Hi CurtB,
Zumal in einem undemokratischen Sklavenhalterstaat also die Botschaft dass der Sklave mit seiner Freiheit ja sowieso nichts anfangen könnte, dazu die Rechtfertigung für Eliten oder Erleuchtete oder was gerade anliegt es besser zu wissen, das reicht doch als faschistische Position?
Die Höhlenbewohner im Gleichnis beziehen sich nicht auf unfreie Sklaven. Ihr Unwissenheit beruht auf dem Reim, den sich die Menschen auf ihre Alltagserlebnisse machen, auf verfehlter Theoriebildung also, aus dem Mangel an Mut, sich den "wahren" Dingen zuzuwenden, dem Reich der Ideen. Der Preis für den, der dies wagt, den Philosophen also, ist Verunsicherung im Alltag, taumelnd bewegt er sich im gleißenden Licht der Sonne und sehnt sich selbst deshalb zurück nach dem Schutz der Höhle.
Recht hast Du insofern, als für die griechischen Philosophen die Demokratie nur für wenige galt, dass Sklaverei zeitbedingt als selbstverständlich und richtig anerkannt wurde. Aber eine Sklavenhaltergesellschaft ist sicher unmenschlich, aber kein Faschismus. Das Höhlengleichnis selber zielt zudem nicht auf soziale Unterschiede, sondern auf einen radikalen erkenntnistheoretischen Schritt: Die Wahrheit, so Platon, erschließt sich nicht so ohne weiteres aus den Regeln der Alltagswelt, sondern aus der philosophischen Besinnung auf die Ideen, von denen die Realität - so der Idealismus - nur ein schwacher Abglanz ist.
Dennoch bist Du nicht der erste, der die faschistische Unterdrückung in Verbindung mit der griechischen Herrenwelt und ihren großen Werken bringt. Peter Weiss lässt in seiner "Ästhetik des Widerstands" 1937 drei junge Männer das Pergamon-Fries bewundern, umgeben von Männern in Nazi-Uniformen. Einer von ihnen trägt selbst das braune Hemd, als Tarnung für sich und seine Freunde aus dem kommunistischen Widerstand.

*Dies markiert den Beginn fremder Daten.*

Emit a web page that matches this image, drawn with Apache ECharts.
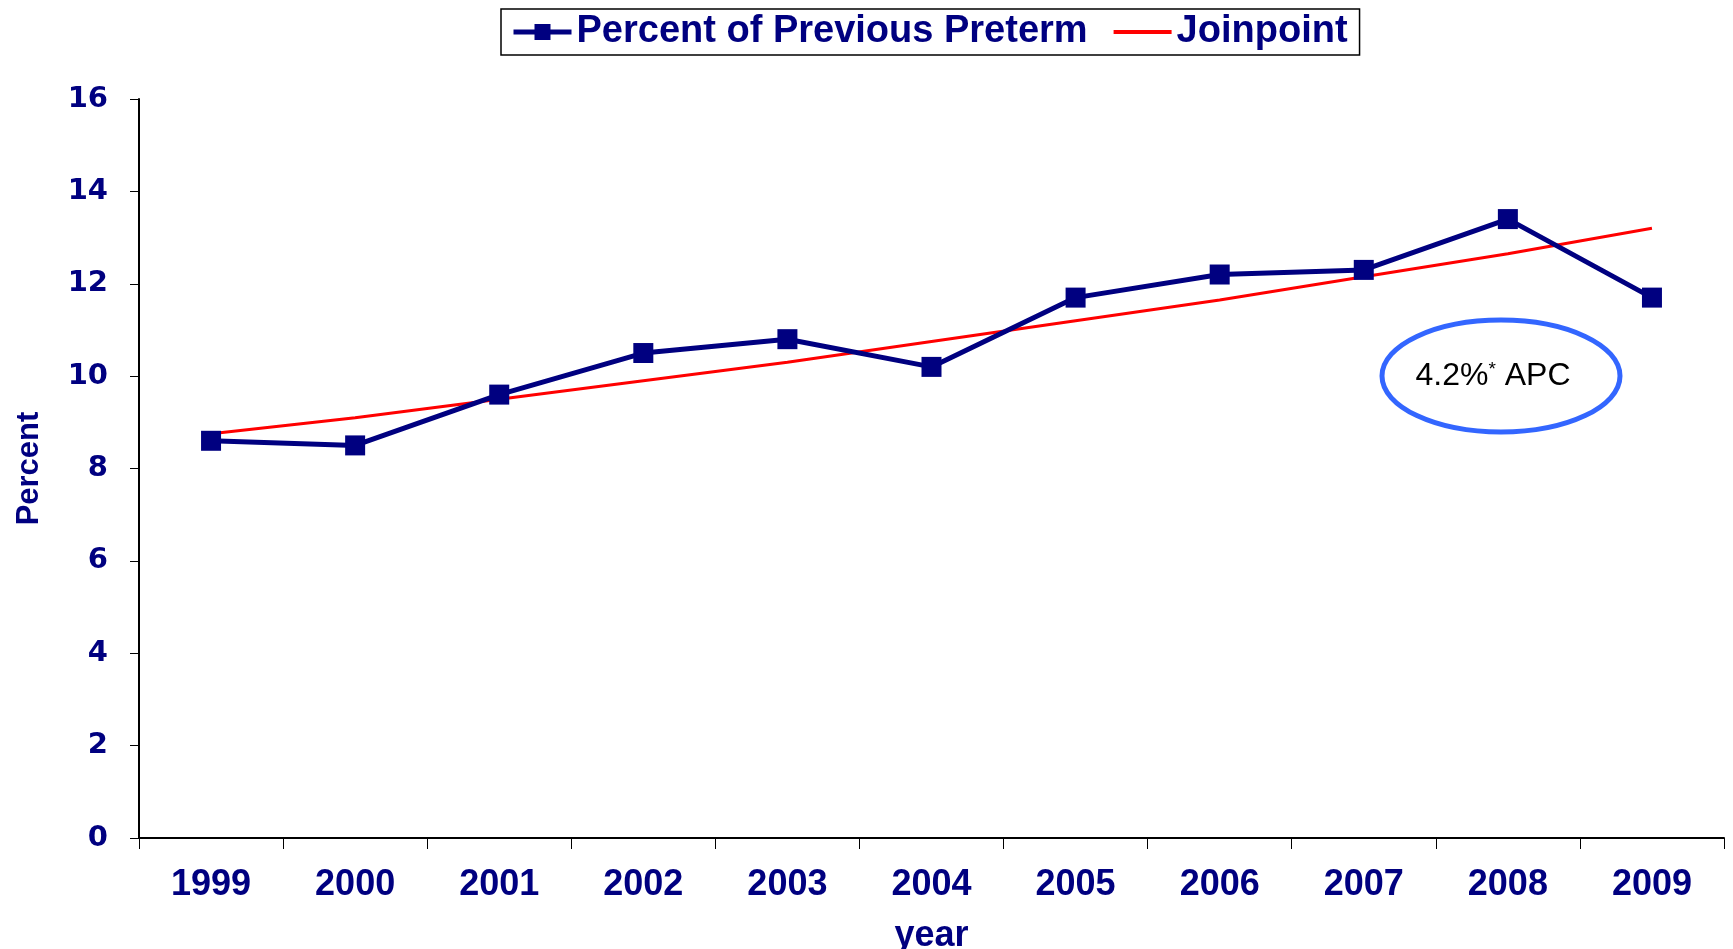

Diesen drei jungen Männern erscheint im Berliner Pergamon-Museum die Darstellung des Kampfes der Götter gegen die Giganten als religiös verbrämte Siegesplastik der griechischen Herren, die ihre namenlosen, barbarischen Feinde vernichten oder unterjochen. Bei einem Berlin-Besuch kann es Spaß machen, die großartigen Skulpturen mit Peter Weiss aus dieser Sicht zu betrachten.